DATA SHOWN:

* * * * * * *

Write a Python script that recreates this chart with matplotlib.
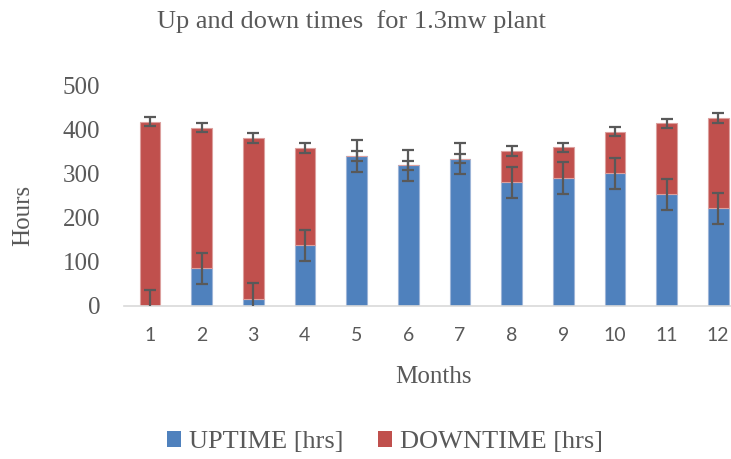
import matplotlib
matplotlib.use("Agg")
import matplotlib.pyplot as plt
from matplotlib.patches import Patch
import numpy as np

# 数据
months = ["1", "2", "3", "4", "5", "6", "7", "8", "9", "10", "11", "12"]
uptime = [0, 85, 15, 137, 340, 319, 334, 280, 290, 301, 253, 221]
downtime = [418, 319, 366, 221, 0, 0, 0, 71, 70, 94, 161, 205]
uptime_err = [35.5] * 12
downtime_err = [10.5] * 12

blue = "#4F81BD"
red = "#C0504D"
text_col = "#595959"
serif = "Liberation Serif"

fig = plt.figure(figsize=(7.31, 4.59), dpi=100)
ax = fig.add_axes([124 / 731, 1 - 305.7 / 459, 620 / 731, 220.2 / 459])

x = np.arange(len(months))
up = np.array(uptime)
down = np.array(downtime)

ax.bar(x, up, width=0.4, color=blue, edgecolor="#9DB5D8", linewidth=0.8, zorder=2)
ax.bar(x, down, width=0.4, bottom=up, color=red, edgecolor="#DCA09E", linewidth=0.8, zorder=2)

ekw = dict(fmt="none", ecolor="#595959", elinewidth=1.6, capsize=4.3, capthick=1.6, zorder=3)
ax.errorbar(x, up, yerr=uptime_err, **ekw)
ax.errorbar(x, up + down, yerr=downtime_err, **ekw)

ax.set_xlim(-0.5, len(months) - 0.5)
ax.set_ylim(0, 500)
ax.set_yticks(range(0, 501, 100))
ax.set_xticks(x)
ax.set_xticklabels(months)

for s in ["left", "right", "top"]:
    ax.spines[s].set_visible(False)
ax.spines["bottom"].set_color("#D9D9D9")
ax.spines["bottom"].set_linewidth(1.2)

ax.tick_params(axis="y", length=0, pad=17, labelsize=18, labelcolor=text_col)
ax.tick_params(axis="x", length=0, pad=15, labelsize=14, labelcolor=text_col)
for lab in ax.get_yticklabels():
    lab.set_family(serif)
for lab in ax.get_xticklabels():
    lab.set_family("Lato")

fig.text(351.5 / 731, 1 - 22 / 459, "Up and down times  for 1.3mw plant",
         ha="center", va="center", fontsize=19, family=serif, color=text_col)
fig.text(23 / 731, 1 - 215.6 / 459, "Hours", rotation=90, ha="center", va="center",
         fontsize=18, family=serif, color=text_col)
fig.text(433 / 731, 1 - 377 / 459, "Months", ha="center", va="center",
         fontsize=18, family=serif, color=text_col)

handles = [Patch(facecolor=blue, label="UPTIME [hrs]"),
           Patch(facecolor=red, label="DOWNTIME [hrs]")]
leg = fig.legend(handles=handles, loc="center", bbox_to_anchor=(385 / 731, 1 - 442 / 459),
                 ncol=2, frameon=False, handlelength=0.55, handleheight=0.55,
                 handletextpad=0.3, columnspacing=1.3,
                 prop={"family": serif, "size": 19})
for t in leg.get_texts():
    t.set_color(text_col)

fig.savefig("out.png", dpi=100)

* * * * * * *

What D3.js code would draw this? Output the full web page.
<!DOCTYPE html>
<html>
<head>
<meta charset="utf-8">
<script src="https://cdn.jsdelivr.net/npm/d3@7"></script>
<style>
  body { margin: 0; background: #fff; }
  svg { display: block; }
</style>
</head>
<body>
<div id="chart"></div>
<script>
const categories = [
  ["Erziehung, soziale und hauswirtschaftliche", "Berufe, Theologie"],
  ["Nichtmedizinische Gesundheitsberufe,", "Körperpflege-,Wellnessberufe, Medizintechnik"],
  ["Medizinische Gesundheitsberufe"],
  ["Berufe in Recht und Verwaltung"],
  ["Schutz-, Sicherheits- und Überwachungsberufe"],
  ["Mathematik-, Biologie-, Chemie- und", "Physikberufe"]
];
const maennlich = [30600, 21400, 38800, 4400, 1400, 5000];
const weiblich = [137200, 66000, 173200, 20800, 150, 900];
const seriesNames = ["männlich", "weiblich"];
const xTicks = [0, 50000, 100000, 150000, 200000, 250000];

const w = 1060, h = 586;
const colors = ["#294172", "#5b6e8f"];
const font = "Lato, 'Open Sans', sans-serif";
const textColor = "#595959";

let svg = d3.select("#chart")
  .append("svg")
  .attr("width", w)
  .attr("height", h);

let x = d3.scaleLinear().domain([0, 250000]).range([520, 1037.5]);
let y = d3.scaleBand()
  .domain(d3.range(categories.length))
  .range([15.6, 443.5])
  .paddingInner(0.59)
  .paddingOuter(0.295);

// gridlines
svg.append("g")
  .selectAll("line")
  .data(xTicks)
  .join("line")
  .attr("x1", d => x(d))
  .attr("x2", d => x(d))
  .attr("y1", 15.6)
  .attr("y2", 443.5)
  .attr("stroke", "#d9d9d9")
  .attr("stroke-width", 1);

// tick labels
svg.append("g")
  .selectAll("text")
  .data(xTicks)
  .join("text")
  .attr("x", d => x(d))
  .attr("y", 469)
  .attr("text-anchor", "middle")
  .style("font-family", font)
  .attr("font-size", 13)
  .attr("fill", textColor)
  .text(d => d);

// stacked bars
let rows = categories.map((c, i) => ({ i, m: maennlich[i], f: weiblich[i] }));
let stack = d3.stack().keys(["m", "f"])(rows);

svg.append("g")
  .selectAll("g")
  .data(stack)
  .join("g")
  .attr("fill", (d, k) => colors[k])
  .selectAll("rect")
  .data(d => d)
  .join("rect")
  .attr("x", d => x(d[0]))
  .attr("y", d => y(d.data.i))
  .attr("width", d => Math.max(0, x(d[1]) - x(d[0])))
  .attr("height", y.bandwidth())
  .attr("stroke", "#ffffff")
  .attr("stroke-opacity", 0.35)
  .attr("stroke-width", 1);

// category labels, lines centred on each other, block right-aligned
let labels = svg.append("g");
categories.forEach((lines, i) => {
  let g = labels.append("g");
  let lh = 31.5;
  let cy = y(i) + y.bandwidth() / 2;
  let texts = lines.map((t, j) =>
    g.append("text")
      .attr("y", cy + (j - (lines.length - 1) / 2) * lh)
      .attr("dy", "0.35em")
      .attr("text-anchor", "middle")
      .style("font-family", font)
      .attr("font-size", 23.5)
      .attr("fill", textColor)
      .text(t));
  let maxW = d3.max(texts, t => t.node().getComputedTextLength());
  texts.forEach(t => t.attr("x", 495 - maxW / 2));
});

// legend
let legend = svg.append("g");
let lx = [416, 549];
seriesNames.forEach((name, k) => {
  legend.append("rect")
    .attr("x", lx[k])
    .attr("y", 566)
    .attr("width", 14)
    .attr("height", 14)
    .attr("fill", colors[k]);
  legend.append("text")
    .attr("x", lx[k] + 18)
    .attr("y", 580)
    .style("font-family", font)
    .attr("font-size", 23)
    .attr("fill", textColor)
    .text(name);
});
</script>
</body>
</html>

* * * * * * *

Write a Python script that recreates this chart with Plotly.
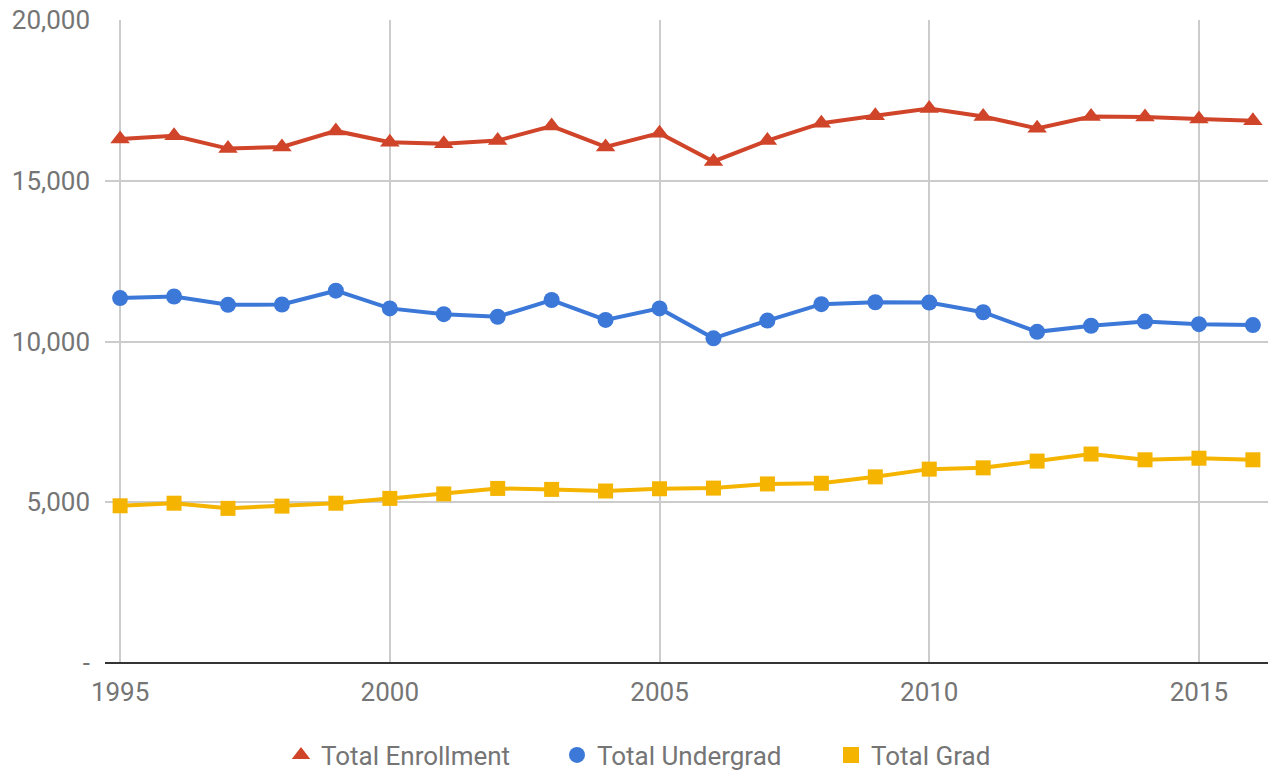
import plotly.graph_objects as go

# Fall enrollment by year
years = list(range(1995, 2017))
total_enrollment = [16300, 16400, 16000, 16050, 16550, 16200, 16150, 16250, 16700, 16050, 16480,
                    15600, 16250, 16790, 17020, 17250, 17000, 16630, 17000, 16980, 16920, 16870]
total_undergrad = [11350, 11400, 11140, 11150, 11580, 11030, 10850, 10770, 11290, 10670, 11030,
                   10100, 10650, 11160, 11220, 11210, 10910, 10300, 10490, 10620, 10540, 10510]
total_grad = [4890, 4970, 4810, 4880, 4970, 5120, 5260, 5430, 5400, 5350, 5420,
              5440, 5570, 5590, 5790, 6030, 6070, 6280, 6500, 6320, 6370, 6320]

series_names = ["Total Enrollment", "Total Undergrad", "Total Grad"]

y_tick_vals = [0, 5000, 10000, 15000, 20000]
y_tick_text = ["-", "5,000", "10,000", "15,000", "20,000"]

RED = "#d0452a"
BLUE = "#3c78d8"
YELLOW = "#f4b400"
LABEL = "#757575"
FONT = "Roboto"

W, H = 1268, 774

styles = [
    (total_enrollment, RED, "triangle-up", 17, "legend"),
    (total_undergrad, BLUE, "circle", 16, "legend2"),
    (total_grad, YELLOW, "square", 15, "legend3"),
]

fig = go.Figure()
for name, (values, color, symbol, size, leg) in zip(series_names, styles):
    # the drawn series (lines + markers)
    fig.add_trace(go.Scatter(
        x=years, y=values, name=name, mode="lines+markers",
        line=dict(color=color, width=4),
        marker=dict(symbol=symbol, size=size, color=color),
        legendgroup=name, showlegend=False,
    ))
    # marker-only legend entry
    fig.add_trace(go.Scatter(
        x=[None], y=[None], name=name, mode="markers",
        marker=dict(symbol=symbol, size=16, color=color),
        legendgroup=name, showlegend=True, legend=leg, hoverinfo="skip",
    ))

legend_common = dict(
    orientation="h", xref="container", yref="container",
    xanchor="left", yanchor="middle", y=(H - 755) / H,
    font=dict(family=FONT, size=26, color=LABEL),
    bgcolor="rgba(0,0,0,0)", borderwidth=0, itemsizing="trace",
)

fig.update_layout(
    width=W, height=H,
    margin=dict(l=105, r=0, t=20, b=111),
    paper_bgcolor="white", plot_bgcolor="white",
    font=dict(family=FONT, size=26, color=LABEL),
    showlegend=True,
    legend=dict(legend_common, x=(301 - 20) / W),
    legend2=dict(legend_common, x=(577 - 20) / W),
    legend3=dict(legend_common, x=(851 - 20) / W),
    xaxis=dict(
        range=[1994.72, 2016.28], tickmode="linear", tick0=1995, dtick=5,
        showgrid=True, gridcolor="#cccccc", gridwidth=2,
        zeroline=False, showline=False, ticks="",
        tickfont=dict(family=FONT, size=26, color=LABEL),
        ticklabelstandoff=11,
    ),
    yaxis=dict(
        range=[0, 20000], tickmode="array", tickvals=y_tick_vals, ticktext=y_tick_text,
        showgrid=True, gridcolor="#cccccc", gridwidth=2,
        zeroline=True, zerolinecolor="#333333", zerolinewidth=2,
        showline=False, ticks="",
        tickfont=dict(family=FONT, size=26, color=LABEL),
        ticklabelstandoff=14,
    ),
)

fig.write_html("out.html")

* * * * * * *

WHAT TO DO:
List each line of the records that holds the string "chart".

WRITTEN ANSWER:
Write a Python script that recreates this chart with matplotlib.
<div id="chart"></div>
let svg = d3.select("#chart")
Write a Python script that recreates this chart with Plotly.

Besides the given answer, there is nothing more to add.